I'm trying to maximize the function $$ H(\mathbf{p}) = \sum_j p_j \lg \left(\frac{1}{p_j}\right)\qquad(\lg = \log_2) $$ subject to $$ \mathbf{Ap=b}\quad\text{and}\quad\mathbf{p\geq 0}\quad\text{and}\quad\sum_j p_j = 1 $$ where $\mathbf{A}$ usually has a non-trivial nullspace.
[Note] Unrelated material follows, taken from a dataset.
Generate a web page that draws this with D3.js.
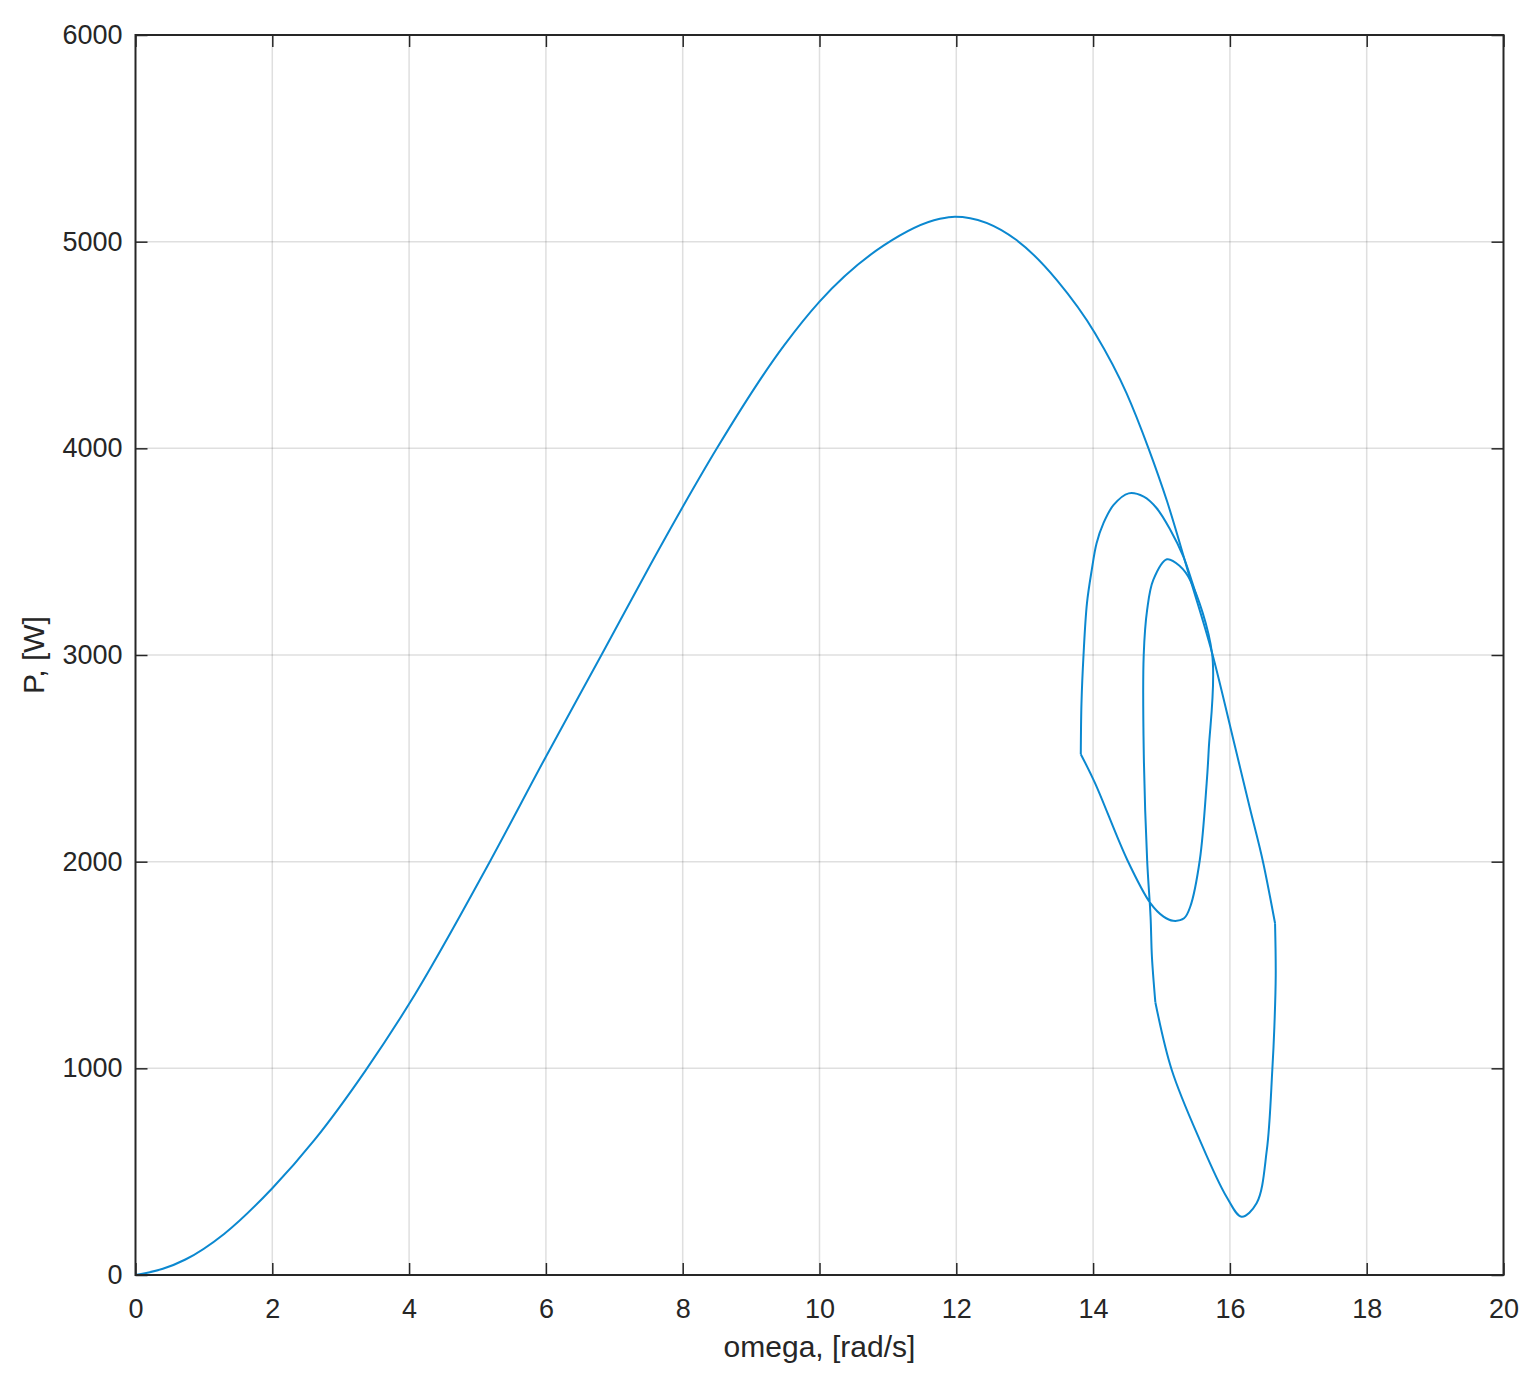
<!DOCTYPE html>
<html><head><meta charset="utf-8">
<script src="https://cdnjs.cloudflare.com/ajax/libs/d3/7.8.5/d3.min.js"></script>
<style>
body{margin:0;background:#fff;}
svg{display:block;}
text{font-family:"Liberation Sans",Arial,Helvetica,sans-serif;fill:#262626;}
</style></head><body>
<svg id="chart" width="1540" height="1388"></svg>
<script>
// ---- data (omega [rad/s], P [W]) ----
// static curve up to first corner (omega increasing)
const segStatic = [[0,0],[0.4,30],[0.73,75],[1.3,200],[2.0,420],[2.62,655],[3.36,988],[3.99,1306],[5.18,2000],[5.99,2502],[6.82,3005],[7.52,3432],[8.01,3722],[8.5,4000],[9.48,4497],[10.0,4710],[10.94,4982],[11.76,5111],[11.98,5121],[12.88,5008],[13.47,4814],[14.03,4556],[14.49,4266],[14.81,4000],[15.08,3745],[15.42,3368],[15.74,3010],[16.08,2550],[16.29,2262],[16.49,1990],[16.66,1702]];
// outer lower loop
const segLowerLoop = [[16.66,1702],[16.67,1450],[16.65,1200],[16.62,992],[16.54,605],[16.39,347],[16.17,282],[15.95,379],[15.56,653],[15.15,992],[14.91,1320]];
// inner loop
const segInnerLoop = [[14.91,1320],[14.86,1540],[14.84,1734],[14.79,2008],[14.74,2540],[14.74,3000],[14.79,3218],[14.88,3363],[15.08,3463],[15.27,3430],[15.42,3362],[15.74,3005],[15.69,2540],[15.66,2379],[15.56,2008],[15.42,1782],[15.33,1726],[15.17,1714],[15.03,1734],[14.84,1798],[14.50,2008],[14.03,2379],[13.82,2520]];
// upper-left loop
const segUpperLoop = [[13.82,2520],[13.83,2766],[13.86,3000],[13.91,3250],[13.98,3411],[14.05,3540],[14.15,3637],[14.30,3726],[14.52,3782],[14.74,3766],[14.93,3710],[15.13,3605],[15.32,3476],[15.45,3350],[15.52,3275]];
const xTicks = [0,2,4,6,8,10,12,14,16,18,20];
const yTicks = [0,1000,2000,3000,4000,5000,6000];
const xLabel = "omega, [rad/s]";
const yLabel = "P, [W]";

const L=135.5, R=1503.5, T=35, B=1275;
const svg = d3.select("#chart");
const x = d3.scaleLinear().domain([0,20]).range([L,R]);
const y = d3.scaleLinear().domain([0,6000]).range([B,T]);
const axisColor = "#262626";
const lineColor = "#0b88d0";

// grid
const g = svg.append("g");
g.selectAll(".vg").data(xTicks.slice(1,-1)).enter().append("line")
  .attr("x1",d=>x(d)).attr("x2",d=>x(d)).attr("y1",T).attr("y2",B)
  .attr("stroke",axisColor).attr("stroke-opacity",0.15).attr("stroke-width",1.5);
g.selectAll(".hg").data(yTicks.slice(1,-1)).enter().append("line")
  .attr("y1",d=>y(d)).attr("y2",d=>y(d)).attr("x1",L).attr("x2",R)
  .attr("stroke",axisColor).attr("stroke-opacity",0.15).attr("stroke-width",1.5);

// curve
const staticLine = d3.line().x(d=>x(d[0])).y(d=>y(d[1])).curve(d3.curveMonotoneX);
const loopLine = d3.line().x(d=>x(d[0])).y(d=>y(d[1])).curve(d3.curveCatmullRom.alpha(0.5));
svg.append("path").attr("d",staticLine(segStatic)).attr("fill","none")
  .attr("stroke",lineColor).attr("stroke-width",2).attr("stroke-linejoin","round");
[segLowerLoop, segInnerLoop, segUpperLoop].forEach(s=>{
  svg.append("path").attr("d",loopLine(s)).attr("fill","none")
    .attr("stroke",lineColor).attr("stroke-width",2).attr("stroke-linejoin","round");
});

// axes (ticks inward, on all sides)
const tl = 12;
function styleAxis(sel){
  sel.select(".domain").remove();
  sel.selectAll(".tick line").attr("stroke",axisColor).attr("stroke-width",1.5);
  sel.selectAll("text").attr("fill",axisColor).style("font-size","27px")
     .style("font-family",'"Liberation Sans",Arial,sans-serif');
}
const xb = svg.append("g").attr("transform",`translate(0,${B})`)
  .call(d3.axisBottom(x).tickValues(xTicks).tickFormat(d3.format("d")).tickSizeInner(-tl).tickSizeOuter(0).tickPadding(24));
styleAxis(xb);
xb.selectAll("text").attr("dy","0.71em");
const xt = svg.append("g").attr("transform",`translate(0,${T})`)
  .call(d3.axisTop(x).tickValues(xTicks).tickFormat("").tickSizeInner(-tl).tickSizeOuter(0));
styleAxis(xt);
const yl = svg.append("g").attr("transform",`translate(${L},0)`)
  .call(d3.axisLeft(y).tickValues(yTicks).tickFormat(d3.format("d")).tickSizeInner(-tl).tickSizeOuter(0).tickPadding(13));
styleAxis(yl);
const yr = svg.append("g").attr("transform",`translate(${R},0)`)
  .call(d3.axisRight(y).tickValues(yTicks).tickFormat("").tickSizeInner(-tl).tickSizeOuter(0));
styleAxis(yr);

// box
svg.append("rect").attr("x",L).attr("y",T).attr("width",R-L).attr("height",B-T)
  .attr("fill","none").attr("stroke",axisColor).attr("stroke-width",2);

// labels
svg.append("text").attr("x",(L+R)/2).attr("y",1357).attr("text-anchor","middle")
  .style("font-size","30px").text(xLabel);
svg.append("text").attr("transform",`translate(44,${(T+B)/2}) rotate(-90)`)
  .attr("text-anchor","middle").style("font-size","30px").text(yLabel);
</script>
</body></html>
If we add the last constraint to the system of linear equations $\mathbf{Ap=b}$ then using Lagrange multipliers we get $$ L(\mathbf{p,\lambda}) = H(\mathbf{p}) + \lambda_1\left(\mathbf{a}_1^T\mathbf{p}-b_1\right) + \lambda_2\left(\mathbf{a}_2^T\mathbf{p}-b_2\right)+\dots $$ where $\mathbf{a}_i$ is the $i$th row of $\mathbf{A}$. Thus, $$ \begin{split} L_{p_j} & = \lg\left(\frac{1}{e\cdot p_j}\right) + \lambda_1 a_{1,j} + \lambda_2 a_{2,j} + \dots\\ & = \lg\left(\frac{1}{e\cdot p_j}\right) + \mathbf{a}_j^T\mathbf{\lambda}\qquad\text{($\mathbf{a}_j$ is the $j$th column of $\mathbf{A}$)}\\ L_{\lambda_i} & = \mathbf{a}_i^T\mathbf{p}-b_i \end{split} $$ Setting all the $L_{p_j}$ to zero we arrive at $$ p_j = \frac{2^{\mathbf{a}_j^T\mathbf{\lambda}}}{e} \quad\text{or}\quad \mathbf{A}^T\mathbf{\lambda} = \lg(e\cdot \mathbf{p}) $$ where the $\lg$ is element wise. And setting the $L_{\lambda_i}$ to zero gives $$ \mathbf{Ap=b}\,. $$ But at this point I don't know whether there is any way to continue without additional information about $\mathbf{A}$ or $\mathbf{b}$. Is this as good as it gets?